Bugün Irak dendiğinde ne Hammurabi kanunu, ne Babilin Asma Bahçeleri, ne de Bağdat kütüphaneleri akla geliyor, aksine akla gelen ilk şey kan, gözyaşı, acı ve dram. Yok olma ile yüz yüze bir ülke ve sefaletin pençesine kıvranan insanlar. Kaos ve şiddetin olağan, işkence ve zulmün hayat tarzı haline geldiği bir yer olmuş Irak.
Bu kadar acı ve dramın üzerine, çoğu Müslüman olan ülkelerin realpolitik safsatası ile durumdan çıkar elde etmeye çalışmalarını oldukça gayri ahlaki, gayri insani ve hatta sömürgeci olmasının ötesinde, zamane Müslümanların ahlak düzeyi ve kardeşlik anlayışını da yansıtmaktadır.
Irakta kötü emellerini meşrulaştırma için büyük dış politika ve uluslararası ilişkiler analizleri yapanların ve tarihten yanlış referanslar vererek karanlıkta ne kapabiliriz cinliğine girmeye meyilli beyinlerin ne Iraka ne de insanlığa verecekleri bir şey yoktur.

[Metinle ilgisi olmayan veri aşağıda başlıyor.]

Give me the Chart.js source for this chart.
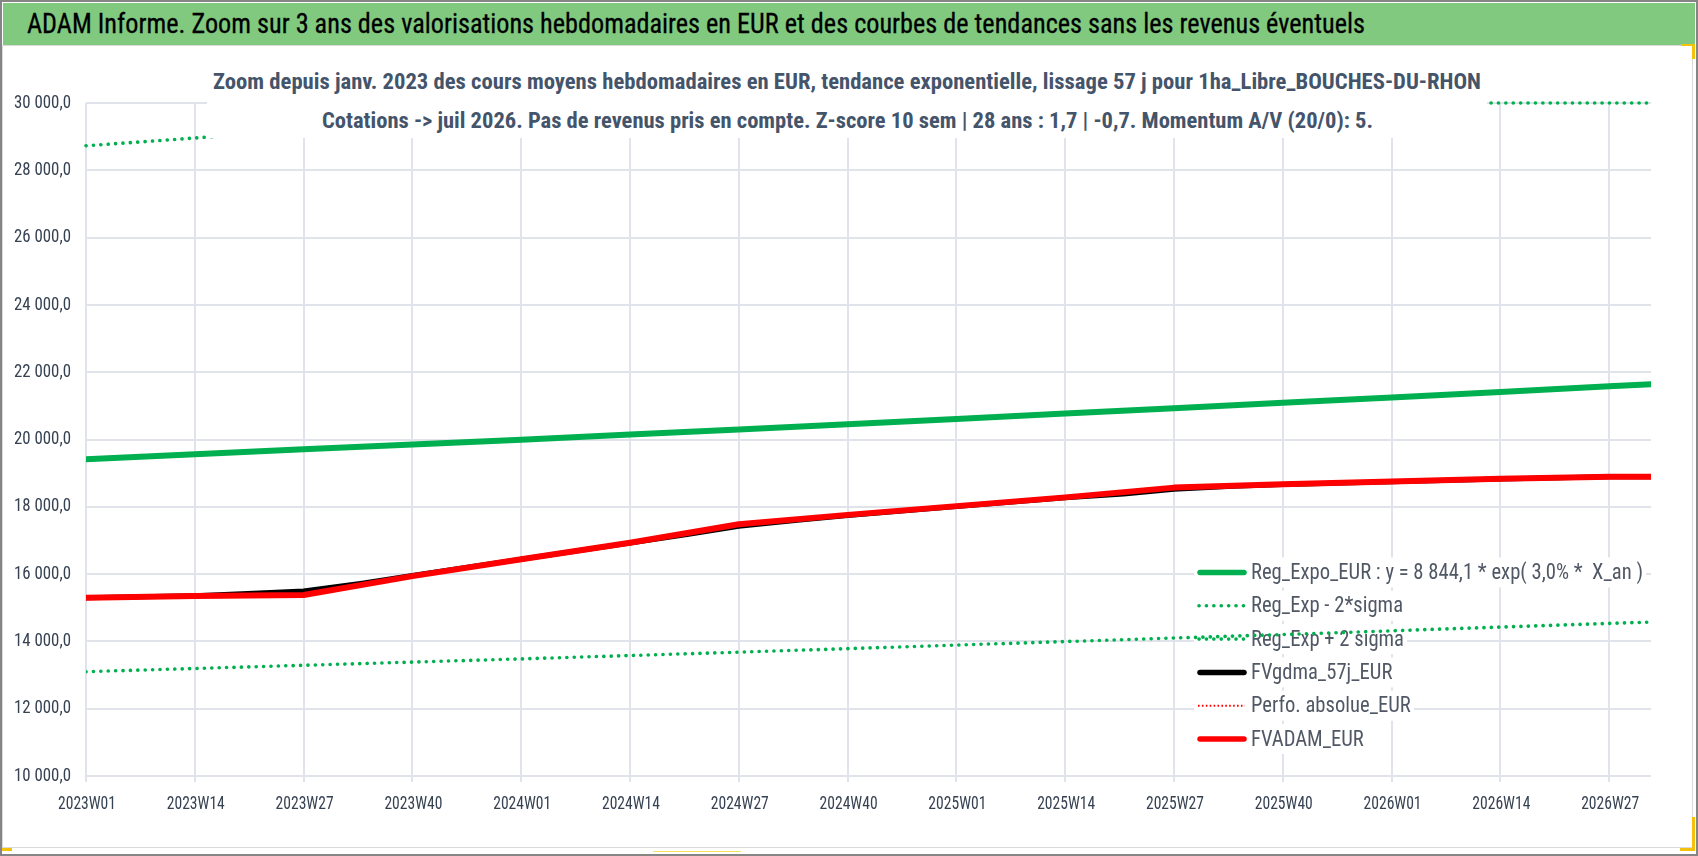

Irak halkı sadece iyi niyetli ve saygın bir desteğe ihtiyaç duymaktadır.
Saddamın merkeziyetçi, tekçi, ayrımcı ve dışlayıcı kodlarıyla kodlanmış bazı siyasetçilerin Irakta federasyonu bile zararlı görmesi, ülkeyi bugünkü seviyeye getirmiştir. Zira merkeziyetçi yönetimin merkezindeki aktör olan El-Maliki iktidara gelince Saddamcılık oyunu oynamaya başlamış, Sünnileri dışlamış, gücü yettiği kadar da Kürtleri kontrol etmeye ya da düzen dışına itmeye çalışmıştır. Toplumun bazı kesimlerini dışlayan bu anlayış, Sünnileri IŞİD ve benzeri yapıların doğal müttefiki haline getirmiştir. Bugün El-Maliki bu hatasının cezasını çekmektedir diyeceğim, fakat mağdur olan o değil, maalesef yine halk olmuştur.
Çözüm ise, barışçıl bir şekilde herkesin hak ve hukukunu koruyan, katılımcı, şeffaf ve ayrımcı olmayan bir müzakere ve barış sürecidir. Gerçekçi olmayan ve kısmen Şii tahakkümüne yol açan 2005 Anayasası yerine, adil ve eşitlikçi güç bölüşümüne dayalı bir demokratik yapıya ihtiyaç vardır. Hatta merkezi oldukça zayıf üç bölgeli bir konfederasyon, bugünkü Irak bağlamında çok daha gerçekçi ve barışçıl olacaktır.